# What the exercise asks:
Retype the opening lines of the listing below, ending with the line that contains "import * as echarts from 'echarts';", and leave out any pictures.

# Source excerpt:
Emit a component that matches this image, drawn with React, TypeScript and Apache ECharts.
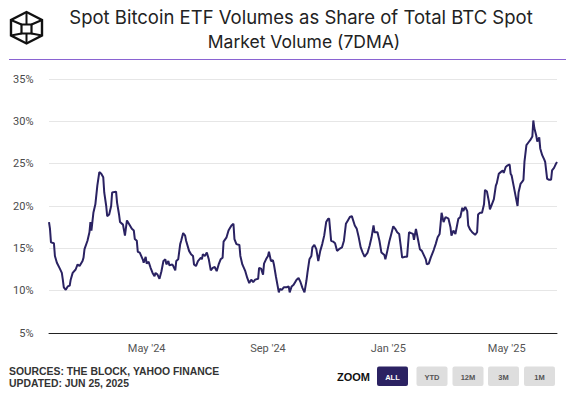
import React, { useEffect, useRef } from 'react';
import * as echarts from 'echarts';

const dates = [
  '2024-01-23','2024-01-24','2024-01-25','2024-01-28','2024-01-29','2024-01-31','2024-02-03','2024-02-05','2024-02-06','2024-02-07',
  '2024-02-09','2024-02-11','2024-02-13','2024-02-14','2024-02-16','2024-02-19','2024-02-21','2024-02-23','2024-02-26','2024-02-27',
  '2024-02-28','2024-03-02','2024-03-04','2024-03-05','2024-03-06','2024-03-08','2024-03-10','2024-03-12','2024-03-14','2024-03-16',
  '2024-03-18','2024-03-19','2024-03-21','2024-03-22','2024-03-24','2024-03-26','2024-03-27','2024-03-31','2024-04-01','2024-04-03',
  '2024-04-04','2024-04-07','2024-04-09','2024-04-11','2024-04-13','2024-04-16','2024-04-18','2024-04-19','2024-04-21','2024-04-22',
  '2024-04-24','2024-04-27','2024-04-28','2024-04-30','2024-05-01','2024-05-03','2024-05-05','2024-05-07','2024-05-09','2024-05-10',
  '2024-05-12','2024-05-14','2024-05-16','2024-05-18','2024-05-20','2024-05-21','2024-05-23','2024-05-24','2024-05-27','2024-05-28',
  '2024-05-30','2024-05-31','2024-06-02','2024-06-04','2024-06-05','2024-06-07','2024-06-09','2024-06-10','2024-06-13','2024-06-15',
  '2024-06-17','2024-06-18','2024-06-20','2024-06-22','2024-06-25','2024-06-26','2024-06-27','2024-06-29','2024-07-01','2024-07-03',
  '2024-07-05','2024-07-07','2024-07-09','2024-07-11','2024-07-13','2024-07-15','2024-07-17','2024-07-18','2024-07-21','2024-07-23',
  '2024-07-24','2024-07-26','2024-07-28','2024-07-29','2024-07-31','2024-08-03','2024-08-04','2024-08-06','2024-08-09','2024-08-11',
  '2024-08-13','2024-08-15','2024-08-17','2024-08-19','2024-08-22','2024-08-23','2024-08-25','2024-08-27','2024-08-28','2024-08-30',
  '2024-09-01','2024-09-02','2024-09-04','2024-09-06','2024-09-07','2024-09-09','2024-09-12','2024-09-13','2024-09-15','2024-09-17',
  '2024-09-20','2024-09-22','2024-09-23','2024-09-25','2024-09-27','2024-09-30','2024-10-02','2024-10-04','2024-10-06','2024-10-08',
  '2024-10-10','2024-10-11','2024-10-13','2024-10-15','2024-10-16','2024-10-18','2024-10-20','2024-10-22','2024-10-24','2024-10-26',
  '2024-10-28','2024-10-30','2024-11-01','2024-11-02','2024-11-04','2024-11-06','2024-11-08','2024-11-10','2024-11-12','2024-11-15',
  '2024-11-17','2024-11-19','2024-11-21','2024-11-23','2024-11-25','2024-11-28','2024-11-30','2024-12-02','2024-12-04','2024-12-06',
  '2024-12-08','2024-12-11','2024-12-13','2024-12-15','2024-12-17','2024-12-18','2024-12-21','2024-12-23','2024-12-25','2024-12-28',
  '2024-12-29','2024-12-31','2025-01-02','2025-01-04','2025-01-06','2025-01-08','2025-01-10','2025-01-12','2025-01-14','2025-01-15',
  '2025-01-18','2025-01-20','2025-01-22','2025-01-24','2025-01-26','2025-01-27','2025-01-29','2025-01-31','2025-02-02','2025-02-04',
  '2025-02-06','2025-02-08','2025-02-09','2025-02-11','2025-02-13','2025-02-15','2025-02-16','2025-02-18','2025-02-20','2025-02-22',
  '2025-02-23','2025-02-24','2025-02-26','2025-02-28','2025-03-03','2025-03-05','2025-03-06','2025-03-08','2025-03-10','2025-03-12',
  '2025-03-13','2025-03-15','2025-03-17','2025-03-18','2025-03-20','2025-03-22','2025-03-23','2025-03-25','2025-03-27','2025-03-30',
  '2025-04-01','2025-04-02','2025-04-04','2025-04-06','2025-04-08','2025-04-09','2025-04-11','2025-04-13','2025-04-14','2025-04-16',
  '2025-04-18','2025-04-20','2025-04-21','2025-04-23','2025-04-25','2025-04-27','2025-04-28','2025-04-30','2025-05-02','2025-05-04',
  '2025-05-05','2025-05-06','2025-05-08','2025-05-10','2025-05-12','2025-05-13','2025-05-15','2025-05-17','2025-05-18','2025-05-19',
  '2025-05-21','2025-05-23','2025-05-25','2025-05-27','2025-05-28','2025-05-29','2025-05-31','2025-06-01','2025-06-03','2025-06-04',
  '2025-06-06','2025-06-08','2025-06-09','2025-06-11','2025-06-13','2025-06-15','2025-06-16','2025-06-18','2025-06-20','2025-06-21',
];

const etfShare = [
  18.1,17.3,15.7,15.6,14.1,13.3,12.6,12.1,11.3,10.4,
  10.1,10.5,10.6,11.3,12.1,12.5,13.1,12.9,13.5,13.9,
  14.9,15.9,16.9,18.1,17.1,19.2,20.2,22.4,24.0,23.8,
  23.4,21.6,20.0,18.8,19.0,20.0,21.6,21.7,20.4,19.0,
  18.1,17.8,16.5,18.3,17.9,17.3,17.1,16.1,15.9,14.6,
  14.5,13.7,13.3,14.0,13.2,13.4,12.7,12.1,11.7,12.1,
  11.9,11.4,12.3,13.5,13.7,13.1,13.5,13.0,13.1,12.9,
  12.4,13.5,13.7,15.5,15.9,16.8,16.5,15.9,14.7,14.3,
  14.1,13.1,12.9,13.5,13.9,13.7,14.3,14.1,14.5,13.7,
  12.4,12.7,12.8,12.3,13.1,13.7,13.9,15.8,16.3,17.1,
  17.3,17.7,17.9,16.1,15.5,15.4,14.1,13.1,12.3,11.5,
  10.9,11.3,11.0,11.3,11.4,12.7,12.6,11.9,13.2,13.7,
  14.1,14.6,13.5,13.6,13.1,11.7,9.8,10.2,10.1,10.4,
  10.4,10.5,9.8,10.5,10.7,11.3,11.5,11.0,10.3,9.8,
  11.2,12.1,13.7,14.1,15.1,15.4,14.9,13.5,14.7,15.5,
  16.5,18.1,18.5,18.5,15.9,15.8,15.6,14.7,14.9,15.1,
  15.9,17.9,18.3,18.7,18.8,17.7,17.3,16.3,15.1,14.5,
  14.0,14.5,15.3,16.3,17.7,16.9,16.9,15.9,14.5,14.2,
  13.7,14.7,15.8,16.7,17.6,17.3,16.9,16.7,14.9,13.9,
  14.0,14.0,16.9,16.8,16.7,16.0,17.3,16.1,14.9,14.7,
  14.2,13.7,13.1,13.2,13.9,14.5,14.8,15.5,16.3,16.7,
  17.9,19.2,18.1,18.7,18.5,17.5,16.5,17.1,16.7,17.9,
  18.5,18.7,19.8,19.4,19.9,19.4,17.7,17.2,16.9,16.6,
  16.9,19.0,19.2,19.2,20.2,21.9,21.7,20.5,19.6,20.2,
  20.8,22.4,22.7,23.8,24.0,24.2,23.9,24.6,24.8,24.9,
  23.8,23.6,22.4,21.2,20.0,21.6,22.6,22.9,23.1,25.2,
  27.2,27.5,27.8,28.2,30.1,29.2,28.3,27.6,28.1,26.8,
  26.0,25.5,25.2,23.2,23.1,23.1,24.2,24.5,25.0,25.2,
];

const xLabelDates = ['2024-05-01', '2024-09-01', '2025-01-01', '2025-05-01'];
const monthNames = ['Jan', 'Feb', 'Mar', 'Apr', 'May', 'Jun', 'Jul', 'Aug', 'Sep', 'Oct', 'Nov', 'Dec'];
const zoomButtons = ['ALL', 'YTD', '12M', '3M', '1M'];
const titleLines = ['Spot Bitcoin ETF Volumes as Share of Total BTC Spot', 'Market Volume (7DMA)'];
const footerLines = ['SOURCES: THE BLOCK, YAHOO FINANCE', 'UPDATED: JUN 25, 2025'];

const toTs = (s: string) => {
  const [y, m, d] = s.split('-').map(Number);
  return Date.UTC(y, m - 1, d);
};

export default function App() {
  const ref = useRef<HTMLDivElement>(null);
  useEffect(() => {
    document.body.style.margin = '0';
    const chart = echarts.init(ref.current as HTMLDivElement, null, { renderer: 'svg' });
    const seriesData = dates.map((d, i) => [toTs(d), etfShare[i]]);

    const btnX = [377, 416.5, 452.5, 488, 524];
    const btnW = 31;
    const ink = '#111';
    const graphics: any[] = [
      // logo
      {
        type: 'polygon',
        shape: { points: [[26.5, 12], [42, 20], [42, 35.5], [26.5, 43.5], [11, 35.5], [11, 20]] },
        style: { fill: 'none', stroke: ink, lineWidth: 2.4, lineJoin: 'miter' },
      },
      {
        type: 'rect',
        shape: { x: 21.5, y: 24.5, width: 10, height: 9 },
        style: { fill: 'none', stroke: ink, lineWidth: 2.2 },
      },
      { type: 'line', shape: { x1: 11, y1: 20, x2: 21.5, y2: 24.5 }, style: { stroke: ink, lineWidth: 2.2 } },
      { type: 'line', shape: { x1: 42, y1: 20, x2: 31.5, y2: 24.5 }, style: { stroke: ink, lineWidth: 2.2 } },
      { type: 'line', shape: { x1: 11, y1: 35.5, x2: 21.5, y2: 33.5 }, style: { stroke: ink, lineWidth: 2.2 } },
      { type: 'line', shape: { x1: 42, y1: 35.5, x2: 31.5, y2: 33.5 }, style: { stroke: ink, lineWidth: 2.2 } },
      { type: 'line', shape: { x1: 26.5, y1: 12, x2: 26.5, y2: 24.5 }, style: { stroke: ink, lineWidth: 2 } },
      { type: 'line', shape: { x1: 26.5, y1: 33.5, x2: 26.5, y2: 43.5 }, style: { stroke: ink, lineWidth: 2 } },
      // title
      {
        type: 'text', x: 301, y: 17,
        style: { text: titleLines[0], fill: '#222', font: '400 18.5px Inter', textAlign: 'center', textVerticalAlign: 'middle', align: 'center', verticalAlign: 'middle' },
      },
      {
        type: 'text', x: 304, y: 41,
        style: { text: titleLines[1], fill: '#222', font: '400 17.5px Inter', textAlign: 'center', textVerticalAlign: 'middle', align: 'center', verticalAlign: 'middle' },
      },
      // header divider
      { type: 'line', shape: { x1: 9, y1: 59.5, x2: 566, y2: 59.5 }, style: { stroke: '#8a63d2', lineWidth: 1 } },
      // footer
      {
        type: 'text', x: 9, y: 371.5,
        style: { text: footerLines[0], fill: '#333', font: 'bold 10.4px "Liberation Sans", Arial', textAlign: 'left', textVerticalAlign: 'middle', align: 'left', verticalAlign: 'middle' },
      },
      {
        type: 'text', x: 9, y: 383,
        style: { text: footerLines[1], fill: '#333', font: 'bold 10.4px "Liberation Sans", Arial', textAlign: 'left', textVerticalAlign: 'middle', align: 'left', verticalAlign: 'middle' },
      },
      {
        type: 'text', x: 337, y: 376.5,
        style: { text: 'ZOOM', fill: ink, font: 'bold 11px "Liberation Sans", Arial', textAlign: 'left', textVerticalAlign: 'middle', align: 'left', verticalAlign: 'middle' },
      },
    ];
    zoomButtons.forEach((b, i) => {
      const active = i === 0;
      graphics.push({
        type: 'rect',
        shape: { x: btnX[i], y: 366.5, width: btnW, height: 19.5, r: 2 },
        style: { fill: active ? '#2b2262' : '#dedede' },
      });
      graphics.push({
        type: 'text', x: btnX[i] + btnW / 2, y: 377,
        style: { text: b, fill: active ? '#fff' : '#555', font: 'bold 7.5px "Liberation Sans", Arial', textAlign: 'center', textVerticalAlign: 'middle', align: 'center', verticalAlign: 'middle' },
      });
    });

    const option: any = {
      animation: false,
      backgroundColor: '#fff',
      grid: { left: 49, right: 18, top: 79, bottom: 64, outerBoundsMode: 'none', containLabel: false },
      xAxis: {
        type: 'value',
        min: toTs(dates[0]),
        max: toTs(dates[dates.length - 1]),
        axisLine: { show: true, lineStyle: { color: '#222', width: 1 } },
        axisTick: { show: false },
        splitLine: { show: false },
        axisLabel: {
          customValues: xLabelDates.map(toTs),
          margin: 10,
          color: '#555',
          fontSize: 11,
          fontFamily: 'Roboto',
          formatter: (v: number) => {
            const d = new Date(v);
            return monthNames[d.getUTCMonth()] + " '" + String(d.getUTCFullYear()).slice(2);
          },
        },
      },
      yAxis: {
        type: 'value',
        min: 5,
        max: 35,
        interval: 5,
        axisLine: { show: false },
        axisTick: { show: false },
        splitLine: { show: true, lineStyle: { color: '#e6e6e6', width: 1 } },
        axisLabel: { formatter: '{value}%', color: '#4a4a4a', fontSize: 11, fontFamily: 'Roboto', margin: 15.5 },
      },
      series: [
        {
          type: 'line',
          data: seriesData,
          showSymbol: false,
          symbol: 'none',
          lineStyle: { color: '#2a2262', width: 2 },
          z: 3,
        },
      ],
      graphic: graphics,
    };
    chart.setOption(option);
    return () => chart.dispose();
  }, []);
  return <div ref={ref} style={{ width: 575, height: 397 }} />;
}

# Exercise output:
Emit a component that matches this image, drawn with React, TypeScript and Apache ECharts.
import React, { useEffect, useRef } from 'react';
import * as echarts from 'echarts';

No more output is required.